Tan solo llevaría en este mundo alrededor de una década y un
lustro, y no se me ocurrió mejor cosa que dar a leer una poesía que acababa de
escribir a un tipo, de los que decían por ahí que entendían de literatura y
eran buenos poetas y, lo que es peor, de los que se lo tenían muy creído.
-No has escrito mucha poesía, ¿verdad? –fue su rancia
respuesta cuando acabó de repasar mi papel.
-La verdad es que no… -acerté a decir. La verdad es que si
hubiese cortado mi ilusión con un afilado puñal, no le habría salido mejor.
-Pues se nota, se nota –volvió a replicarme socarronamente
el muy hideputa.
Aunque no puedo negar que me dolió, pasé de él y no cesé en
mis andanzas literaturienses.
La venganza vendría no mucho tiempo después, casi de
casualidad. Tenía yo otra poesía encima de mi escritorio, la acababa de
terminar y estaba orgulloso de ella. El tiparraco, que estaba en mi casa por
otros asuntos, vio mi manuscrito y lo tomó, sin duda acuciado por la curiosidad
de unos trazos garabateados en una maltrecha cuartilla. Cuando acabó de
escudriñarlo, se quedó pensativo.
-¿Te gusta? Supongo que la conocerás, es de Juan Ramón
Jiménez –acerté a mentir, pícara y distraídamente.

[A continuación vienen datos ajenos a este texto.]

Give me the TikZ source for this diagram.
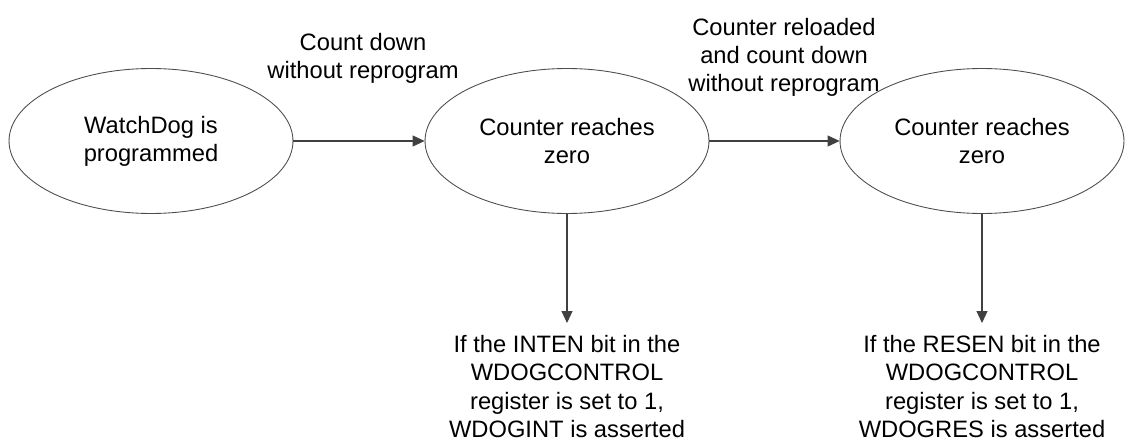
\documentclass[tikz,border=0pt]{standalone}
\usepackage{fontspec}
\setmainfont{Liberation Sans}
\usetikzlibrary{shapes.geometric,arrows.meta}
\begin{document}
\begin{tikzpicture}[x=0.02cm, y=-0.02cm,
		stateEllipse/.style={ellipse, draw=black!70, line width=0.5pt, minimum width=5.68cm, minimum height=2.9cm, align=center, font=\fontsize{13.5}{16}\selectfont},
		noteText/.style={align=center, inner sep=2pt, font=\fontsize{13.5}{16}\selectfont},
		flowArrow/.style={draw=black!75, line width=0.6pt, -{Triangle[length=0.24cm, width=0.22cm]}}]
		\useasboundingbox (0,0) rectangle (1125,442);
		\node[stateEllipse](progEllipse) at (151,141){WatchDog is\\programmed};
		\node[stateEllipse](zeroIntEllipse) at (567,141){Counter reaches\\zero};
		\node[stateEllipse](zeroResEllipse) at (982,141){Counter reaches\\zero};
		\node[noteText](countLabel) at (363,58){Count down\\without reprogram};
		\node[noteText](reloadLabel) at (784,57){Counter reloaded\\and count down\\without reprogram};
		\node[noteText, inner sep=7pt, anchor=north](intNote) at (567,323){If the INTEN bit in the\\WDOGCONTROL\\register is set to 1,\\WDOGINT is asserted};
		\node[noteText, inner sep=7pt, anchor=north](resNote) at (982,323){If the RESEN bit in the\\WDOGCONTROL\\register is set to 1,\\WDOGRES is asserted};
		\draw[flowArrow] (progEllipse) -- (zeroIntEllipse);
		\draw[flowArrow] (zeroIntEllipse) -- (zeroResEllipse);
		\draw[flowArrow] (zeroIntEllipse.south) -- (intNote.north);
		\draw[flowArrow] (zeroResEllipse.south) -- (resNote.north);
	\end{tikzpicture}
\end{document}
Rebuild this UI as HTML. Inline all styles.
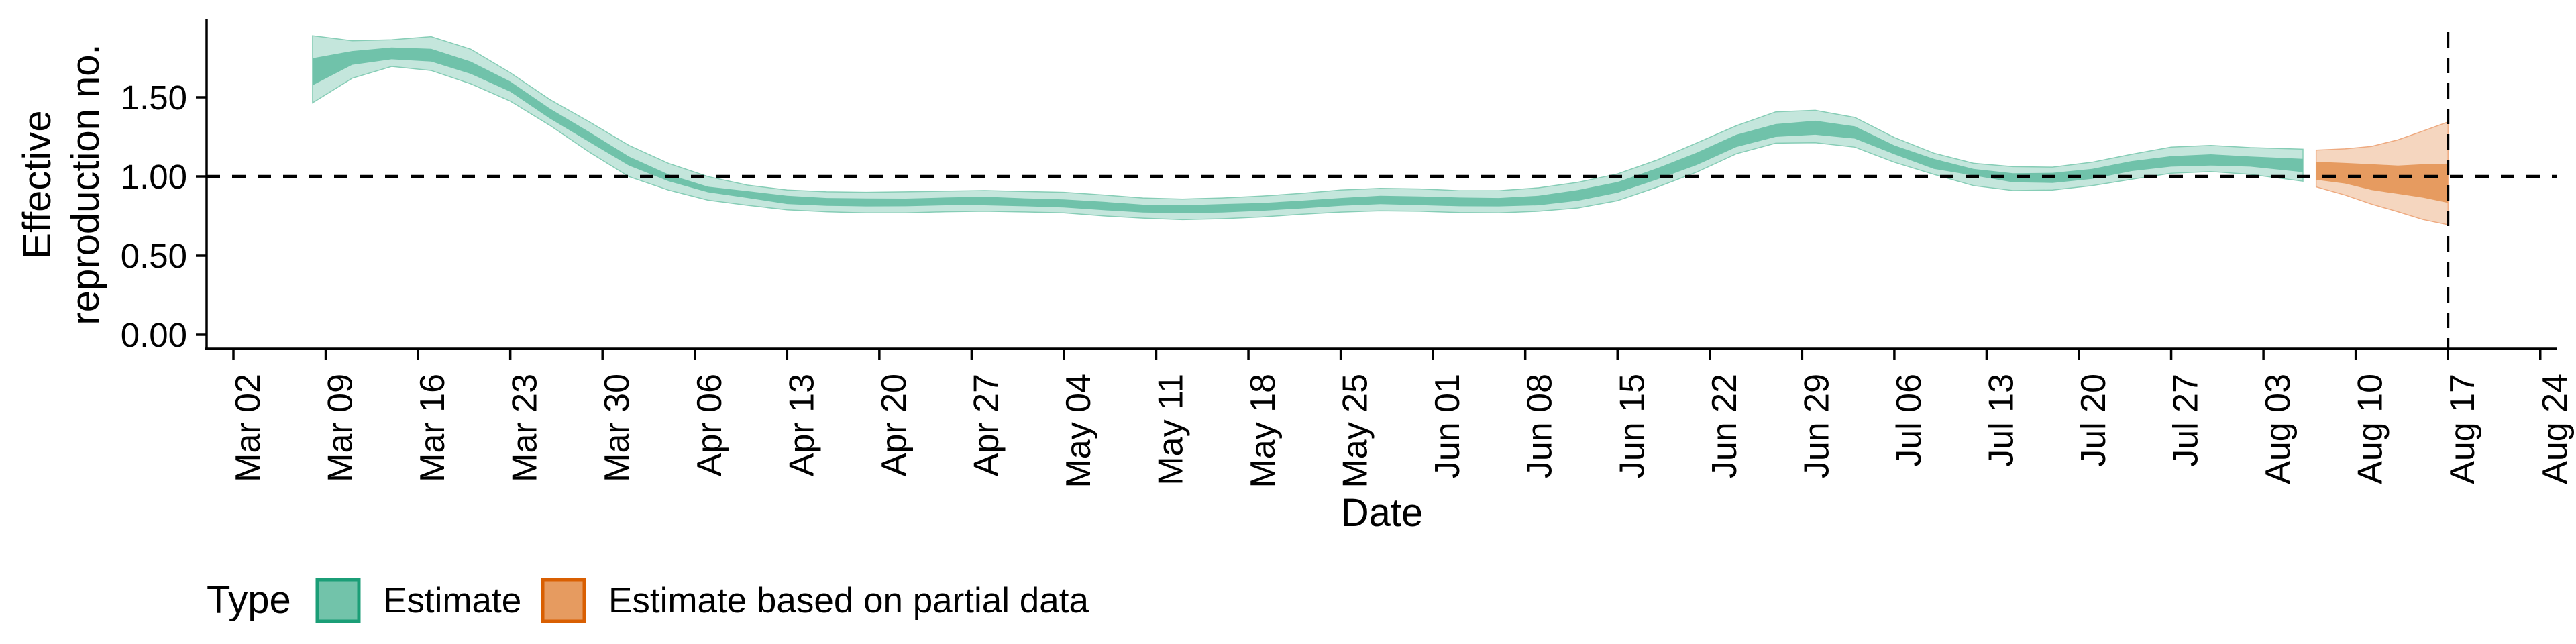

No sé qué se le pasaría por la cabeza al fulano, pero el
color se le fue y parecía que había visto a un fantasma.
-No hombre, esa también es mía –tuve que cortar la mentira
para devolverle a la realidad, pero sin relajar mi tono altivo –sólo bromeaba,
es normal que no te sonase y que te parezca mala.
-Humm –fue todo el gruñido que me dio por respuesta el
cabrón, al tiempo que el color le volvía y dejaba con su acostumbrada y
petulante indiferencia el papel en la mesa.